東京女子医科大学 附属遺伝子医療センター
遺伝子についてサイト(http://www.twmu.ac.jp/IMG/about-gene.html)(2024年2月現在)より作図
子は父親と母親から23種類の染色体をそれぞれ1本ずつ受け取り、染色体の数は親と同じ46本になります。この時、父親からX染色体を受け取るとその子は女性に、Y染色体を受け取るとその子は男性になります。
東京女子医科大学 附属遺伝子医療センター
遺伝子についてサイト(http://www.twmu.ac.jp/IMG/about-gene.html)(2024年2月現在)より作図
子は親から染色体に入った遺伝子を受け取ることで、親から子に、ヒトとしての特徴が受け継がれますし、遺伝子の変異も、親から子に受け継がれることになります。
遺伝子に変異があっても病気になる場合とならない場合がある
遺伝子(設計図)には顕性遺伝するものと、潜性遺伝するものがあります。常染色体の2セットある遺伝子のどちらかに変異があると病気になるのが「顕性遺伝」、常染色体の2セットある遺伝子の両方に変異がないと病気にならないのが「潜性遺伝」です。したがって、潜性遺伝では片方のみの遺伝子に変異があるのみでは、病気にはなりません。このような遺伝子の状態の方を保因者と呼びます。
性染色体のX染色体に変異がある場合、男性では性染色体はXYですので、X染色体の遺伝子に変異があると、必ず病気になってしまいます。これに対し女性では性染色体はXXですので、変異がないX染色体により機能が補填されるため病気にはなりません(ファブリー病を除く)。
ライソゾーム病には、常染色体潜性遺伝とX連鎖潜性遺伝の場合があります。遺伝形式は病気によってそれぞれ異なります。
※常染色体潜性遺伝の疾患:ゴーシェ病、ポンペ病、ムコ多糖症(Ⅱ型を除く)
※X連鎖潜性遺伝の疾患:ファブリー病*、ムコ多糖症Ⅱ型
*ファブリー病の遺伝形式はX連鎖潜性遺伝ですが、保因者であっても症状が現れた女性が多数報告されています2)。このような例を症候性ヘテロ接合体と呼びます。
難病に指定され医療費の補助が受けられる
ライソゾーム病は非常にまれな病気で、その発症頻度は新生児7,700人に1人と言われています3)。治療が難しく、費用は高額であるため、指定難病、かつ小児慢性特定疾患に指定されており、国や地方自治体から医療費の補助(医療助成制度)が受けられます。

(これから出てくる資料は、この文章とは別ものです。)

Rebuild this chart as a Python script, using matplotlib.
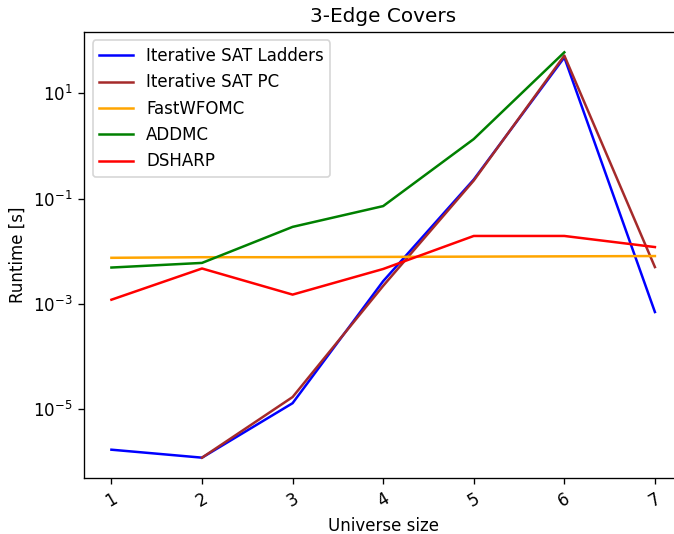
import matplotlib
matplotlib.use("Agg")
import matplotlib.pyplot as plt
from matplotlib.ticker import NullLocator

# Universe sizes
sizes = [1, 2, 3, 4, 5, 6, 7]

# Runtimes in seconds
sat_ladders = [1.7e-6, 1.2e-6, 1.3e-5, 2.7e-3, 0.23, 48, 7e-4]
sat_pc_sizes = [2, 3, 4, 5, 6, 7]
sat_pc = [1.2e-6, 1.7e-5, 2.2e-3, 0.22, 52, 5e-3]
fastwfomc = [7.5e-3, 7.7e-3, 7.7e-3, 7.8e-3, 7.9e-3, 8.0e-3, 8.1e-3]
addmc_sizes = [1, 2, 3, 4, 5, 6]
addmc = [4.9e-3, 6e-3, 0.029, 0.072, 1.35, 60]
dsharp = [1.2e-3, 4.7e-3, 1.5e-3, 4.6e-3, 0.0195, 0.0195, 0.012]
ytick_vals = [1e-5, 1e-3, 1e-1, 1e1]

fig, ax = plt.subplots(figsize=(674 / 120, 534 / 120), dpi=120)

ax.plot(sizes, sat_ladders, color='blue', label='Iterative SAT Ladders')
ax.plot(sat_pc_sizes, sat_pc, color='brown', label='Iterative SAT PC')
ax.plot(sizes, fastwfomc, color='orange', label='FastWFOMC')
ax.plot(addmc_sizes, addmc, color='green', label='ADDMC')
ax.plot(sizes, dsharp, color='red', label='DSHARP')

ax.set_yscale('log')
ax.set_yticks(ytick_vals)
ax.yaxis.set_minor_locator(NullLocator())
ax.set_xticks(sizes)
plt.setp(ax.get_xticklabels(), rotation=30)

ax.set_title('3-Edge Covers')
ax.set_xlabel('Universe size')
ax.set_ylabel('Runtime [s]')
ax.legend(loc='upper left')

# the original image is cropped on the right, so the right spine falls outside
fig.subplots_adjust(left=0.125, right=1.012, top=0.94, bottom=0.105)
fig.savefig('out.png')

※ゴーシェ病は、33万人に1人の割合と言われています4)。
文献
- 1.難病情報センター https://www.nanbyou.or.jp/entry/4061(2024年2月現在)
- 2.井田博幸 編. ライソゾーム病―最新の病態、診断、治療の進歩―. 診断と治療社. p71. 2023.
- 3.Konstantin M, et al. Orphanet J Rare Dis. 2015; 10: 46.
- 4.Owada MY, et al. J Jpn Pediatr Soc. 2000; 104: 717-722.